Request.
Return exactly the listing's lines, from its first line to the line holding "from matplotlib.lines import Line2D", ends included.
───
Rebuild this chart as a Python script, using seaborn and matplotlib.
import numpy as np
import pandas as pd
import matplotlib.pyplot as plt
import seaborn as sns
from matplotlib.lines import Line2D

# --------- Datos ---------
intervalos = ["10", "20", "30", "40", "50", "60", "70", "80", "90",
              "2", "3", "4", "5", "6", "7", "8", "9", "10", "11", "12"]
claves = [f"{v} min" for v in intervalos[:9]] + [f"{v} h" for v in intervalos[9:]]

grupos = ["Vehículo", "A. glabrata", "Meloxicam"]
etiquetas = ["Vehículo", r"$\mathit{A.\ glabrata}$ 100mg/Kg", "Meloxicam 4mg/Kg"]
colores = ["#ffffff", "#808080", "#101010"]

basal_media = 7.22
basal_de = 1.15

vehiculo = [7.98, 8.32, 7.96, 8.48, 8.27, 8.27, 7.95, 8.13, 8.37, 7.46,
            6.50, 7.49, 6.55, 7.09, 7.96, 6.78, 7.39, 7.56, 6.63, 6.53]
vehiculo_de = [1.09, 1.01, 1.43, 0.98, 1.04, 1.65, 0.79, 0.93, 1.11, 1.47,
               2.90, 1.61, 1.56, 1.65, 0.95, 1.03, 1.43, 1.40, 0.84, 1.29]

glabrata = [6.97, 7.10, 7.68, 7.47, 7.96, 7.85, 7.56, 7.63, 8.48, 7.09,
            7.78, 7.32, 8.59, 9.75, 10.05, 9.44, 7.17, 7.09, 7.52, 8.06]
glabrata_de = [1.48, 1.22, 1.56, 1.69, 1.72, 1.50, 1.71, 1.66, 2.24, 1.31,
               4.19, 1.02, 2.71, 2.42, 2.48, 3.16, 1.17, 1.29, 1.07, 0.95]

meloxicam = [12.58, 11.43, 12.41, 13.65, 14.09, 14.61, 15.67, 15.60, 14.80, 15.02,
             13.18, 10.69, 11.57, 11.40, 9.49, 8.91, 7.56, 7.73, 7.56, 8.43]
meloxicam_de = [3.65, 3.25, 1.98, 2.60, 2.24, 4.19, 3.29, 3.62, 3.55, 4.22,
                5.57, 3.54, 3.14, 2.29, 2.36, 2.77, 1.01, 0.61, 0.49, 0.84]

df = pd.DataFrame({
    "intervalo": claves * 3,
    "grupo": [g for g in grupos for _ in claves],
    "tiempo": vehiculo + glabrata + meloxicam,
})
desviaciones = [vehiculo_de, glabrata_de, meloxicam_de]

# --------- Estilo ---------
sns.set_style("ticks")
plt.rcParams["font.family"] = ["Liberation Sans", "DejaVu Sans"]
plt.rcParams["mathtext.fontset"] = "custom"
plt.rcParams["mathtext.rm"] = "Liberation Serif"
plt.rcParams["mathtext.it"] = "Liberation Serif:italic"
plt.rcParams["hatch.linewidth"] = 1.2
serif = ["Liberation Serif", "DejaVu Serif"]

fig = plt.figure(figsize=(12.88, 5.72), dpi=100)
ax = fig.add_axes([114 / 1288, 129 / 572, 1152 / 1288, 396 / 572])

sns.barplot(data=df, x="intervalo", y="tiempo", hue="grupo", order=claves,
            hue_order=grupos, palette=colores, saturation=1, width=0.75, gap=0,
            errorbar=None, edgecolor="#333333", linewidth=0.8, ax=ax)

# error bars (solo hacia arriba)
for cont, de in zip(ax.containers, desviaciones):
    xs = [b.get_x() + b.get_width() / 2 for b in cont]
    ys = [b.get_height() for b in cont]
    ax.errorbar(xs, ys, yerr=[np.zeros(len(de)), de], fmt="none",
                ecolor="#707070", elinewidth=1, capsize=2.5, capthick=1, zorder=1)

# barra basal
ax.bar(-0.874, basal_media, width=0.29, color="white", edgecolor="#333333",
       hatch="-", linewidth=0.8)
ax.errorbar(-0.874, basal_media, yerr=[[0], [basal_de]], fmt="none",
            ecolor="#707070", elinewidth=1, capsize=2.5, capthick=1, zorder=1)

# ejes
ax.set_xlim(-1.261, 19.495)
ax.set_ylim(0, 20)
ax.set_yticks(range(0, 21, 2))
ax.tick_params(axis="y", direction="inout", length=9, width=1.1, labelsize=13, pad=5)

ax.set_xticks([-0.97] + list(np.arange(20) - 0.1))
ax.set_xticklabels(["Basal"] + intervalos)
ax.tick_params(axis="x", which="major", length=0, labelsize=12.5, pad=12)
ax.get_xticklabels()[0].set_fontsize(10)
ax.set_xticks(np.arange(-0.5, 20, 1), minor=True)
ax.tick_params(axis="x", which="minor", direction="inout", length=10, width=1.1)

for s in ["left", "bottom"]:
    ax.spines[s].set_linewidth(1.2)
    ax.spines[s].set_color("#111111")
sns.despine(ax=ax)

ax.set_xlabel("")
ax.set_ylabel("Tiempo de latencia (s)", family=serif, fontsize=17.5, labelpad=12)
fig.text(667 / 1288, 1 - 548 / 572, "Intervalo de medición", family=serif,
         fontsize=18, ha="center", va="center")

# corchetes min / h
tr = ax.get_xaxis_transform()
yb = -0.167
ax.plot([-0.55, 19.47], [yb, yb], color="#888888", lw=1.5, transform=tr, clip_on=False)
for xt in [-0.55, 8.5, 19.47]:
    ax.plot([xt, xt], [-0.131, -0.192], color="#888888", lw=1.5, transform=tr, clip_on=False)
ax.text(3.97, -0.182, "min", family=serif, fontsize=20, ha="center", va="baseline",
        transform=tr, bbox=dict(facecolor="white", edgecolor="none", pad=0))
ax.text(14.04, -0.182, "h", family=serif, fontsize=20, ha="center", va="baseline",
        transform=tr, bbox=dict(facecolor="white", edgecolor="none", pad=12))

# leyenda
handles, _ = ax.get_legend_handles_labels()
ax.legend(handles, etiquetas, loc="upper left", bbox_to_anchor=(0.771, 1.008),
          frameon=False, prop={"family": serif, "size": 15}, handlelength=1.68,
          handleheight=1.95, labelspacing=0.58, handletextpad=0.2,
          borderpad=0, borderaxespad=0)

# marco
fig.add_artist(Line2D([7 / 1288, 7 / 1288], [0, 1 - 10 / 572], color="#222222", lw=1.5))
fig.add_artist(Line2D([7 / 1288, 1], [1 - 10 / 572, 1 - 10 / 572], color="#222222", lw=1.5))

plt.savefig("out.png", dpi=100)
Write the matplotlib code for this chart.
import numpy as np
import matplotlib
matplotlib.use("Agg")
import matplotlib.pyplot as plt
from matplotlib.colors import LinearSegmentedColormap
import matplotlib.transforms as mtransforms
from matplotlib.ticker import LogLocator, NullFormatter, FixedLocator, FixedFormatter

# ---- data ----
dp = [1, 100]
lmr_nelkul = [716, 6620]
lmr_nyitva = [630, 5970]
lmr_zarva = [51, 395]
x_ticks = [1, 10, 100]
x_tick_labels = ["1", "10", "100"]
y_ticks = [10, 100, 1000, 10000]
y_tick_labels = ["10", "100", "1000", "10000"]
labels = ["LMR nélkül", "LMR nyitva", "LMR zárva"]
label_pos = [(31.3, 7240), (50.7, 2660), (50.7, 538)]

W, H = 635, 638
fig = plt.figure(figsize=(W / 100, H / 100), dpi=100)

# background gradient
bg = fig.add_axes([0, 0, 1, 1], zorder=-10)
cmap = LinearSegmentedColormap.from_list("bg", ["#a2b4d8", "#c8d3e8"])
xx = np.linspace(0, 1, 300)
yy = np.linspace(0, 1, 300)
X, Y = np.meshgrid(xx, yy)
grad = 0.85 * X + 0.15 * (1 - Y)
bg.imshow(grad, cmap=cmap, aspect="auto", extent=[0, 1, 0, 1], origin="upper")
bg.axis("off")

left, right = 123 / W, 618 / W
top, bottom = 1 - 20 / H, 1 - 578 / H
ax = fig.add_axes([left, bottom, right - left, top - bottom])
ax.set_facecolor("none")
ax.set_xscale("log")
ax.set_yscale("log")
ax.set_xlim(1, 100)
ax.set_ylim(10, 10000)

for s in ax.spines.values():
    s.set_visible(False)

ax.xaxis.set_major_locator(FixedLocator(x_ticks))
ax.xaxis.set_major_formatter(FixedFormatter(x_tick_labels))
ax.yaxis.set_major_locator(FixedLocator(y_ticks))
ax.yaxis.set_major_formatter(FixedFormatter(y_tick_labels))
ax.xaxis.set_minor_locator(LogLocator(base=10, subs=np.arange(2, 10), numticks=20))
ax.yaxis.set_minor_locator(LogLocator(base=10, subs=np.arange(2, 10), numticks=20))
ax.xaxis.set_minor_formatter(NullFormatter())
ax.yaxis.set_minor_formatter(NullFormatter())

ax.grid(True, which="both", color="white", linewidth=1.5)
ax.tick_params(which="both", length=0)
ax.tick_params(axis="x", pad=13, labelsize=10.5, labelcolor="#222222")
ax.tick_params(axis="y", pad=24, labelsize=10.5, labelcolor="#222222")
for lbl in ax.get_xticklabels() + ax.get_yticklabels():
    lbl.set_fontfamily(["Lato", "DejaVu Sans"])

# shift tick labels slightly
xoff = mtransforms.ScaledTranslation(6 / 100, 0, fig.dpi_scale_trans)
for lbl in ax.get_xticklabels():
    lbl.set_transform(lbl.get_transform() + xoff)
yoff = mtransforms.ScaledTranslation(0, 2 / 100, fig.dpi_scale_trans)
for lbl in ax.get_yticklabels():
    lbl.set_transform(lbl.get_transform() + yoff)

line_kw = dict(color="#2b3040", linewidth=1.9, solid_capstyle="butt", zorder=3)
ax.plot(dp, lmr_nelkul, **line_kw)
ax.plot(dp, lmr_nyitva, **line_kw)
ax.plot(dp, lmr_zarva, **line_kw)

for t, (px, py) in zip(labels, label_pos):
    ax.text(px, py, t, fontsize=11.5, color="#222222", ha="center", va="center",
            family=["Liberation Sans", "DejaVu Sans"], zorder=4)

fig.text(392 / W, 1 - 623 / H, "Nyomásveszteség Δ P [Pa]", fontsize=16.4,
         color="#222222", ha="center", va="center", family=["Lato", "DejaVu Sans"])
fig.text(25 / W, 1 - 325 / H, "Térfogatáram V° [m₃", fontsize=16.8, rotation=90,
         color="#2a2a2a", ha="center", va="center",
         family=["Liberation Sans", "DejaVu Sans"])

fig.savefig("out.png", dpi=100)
───
The response.
Rebuild this chart as a Python script, using seaborn and matplotlib.
import numpy as np
import pandas as pd
import matplotlib.pyplot as plt
import seaborn as sns
from matplotlib.lines import Line2D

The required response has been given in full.